5:00 Uhr Abfahrt Richtung Ibiza. 52 Seemeilen. Obwohl das Starten im Dunklen gar nicht so dramatisch ist, noch sind wir alles andere als routiniert.
Aber der erste Silberstreif am östlichen Horizont, wenn sich langsam der Morgen ankündigt. Die erste Rosa-Färbung der Wolken, bevor erst ein paar Srahlen sichtbar werden, bevor die Sonne kommt. Magisch.
Wir müssen ganz nah an einem Verkehrstrennungsgebiet vorbei, einer Art Autobahn für die Berufsschifffahrt mit Fahrstreifen. Da kann man Pötte sehen. Dagegen sind wir eine Nussschale. Und bemerkenswert, zweimal hat so ein Mega Schiff für uns den Kurs geändert. Ja, die Vorfahrtsregel besagt, Segel vor Motor, aber, dass auf offener See nicht Größe zählt, toll.
Um 1/2 fünf sind wir dann glücklich da.

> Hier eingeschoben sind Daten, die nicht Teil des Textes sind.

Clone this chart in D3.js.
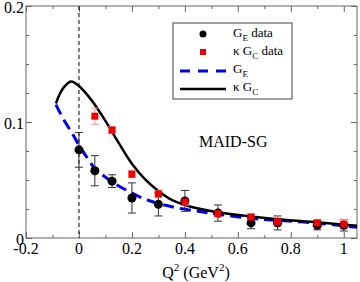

Anken wieder zweimal. Von nun an ist mehr los in den Buchten.
Jetzt erstmal ein Käffchen und ein bisschen chillen. Es ist erstaunlich und zu Beginn überraschend gewesen. So eine 12 Stunden Fahrt schlaucht einen. Obwohl man eigentlich gar nicht so viel macht. Ein Teil der Erklärung ist vermutlich noch unsere mangelnde Entspannung wegen der fehlenden Erfahrung. Man ist jede Minute aufmerksam. Obwohl am Horizont nichts zu sehen ist, obwohl das AIS (eine Art Radar zur Schiffserkennung und Kollisionsverhütung) nichts anzeigt, man guckt sich trotzdem die ganze Zeit die Augen aus dem Kopf. Müsste das Segel doch ein bisschen besser getrimmt sein? Klingt der Motor komisch? Der Körper muss nonstop die Schiffsbewegungen ausgleichen. Wie Faszientraining. Immer sind alle Muskeln in Bewegung. Wenn Wellengang ist sogar beim Schlafen.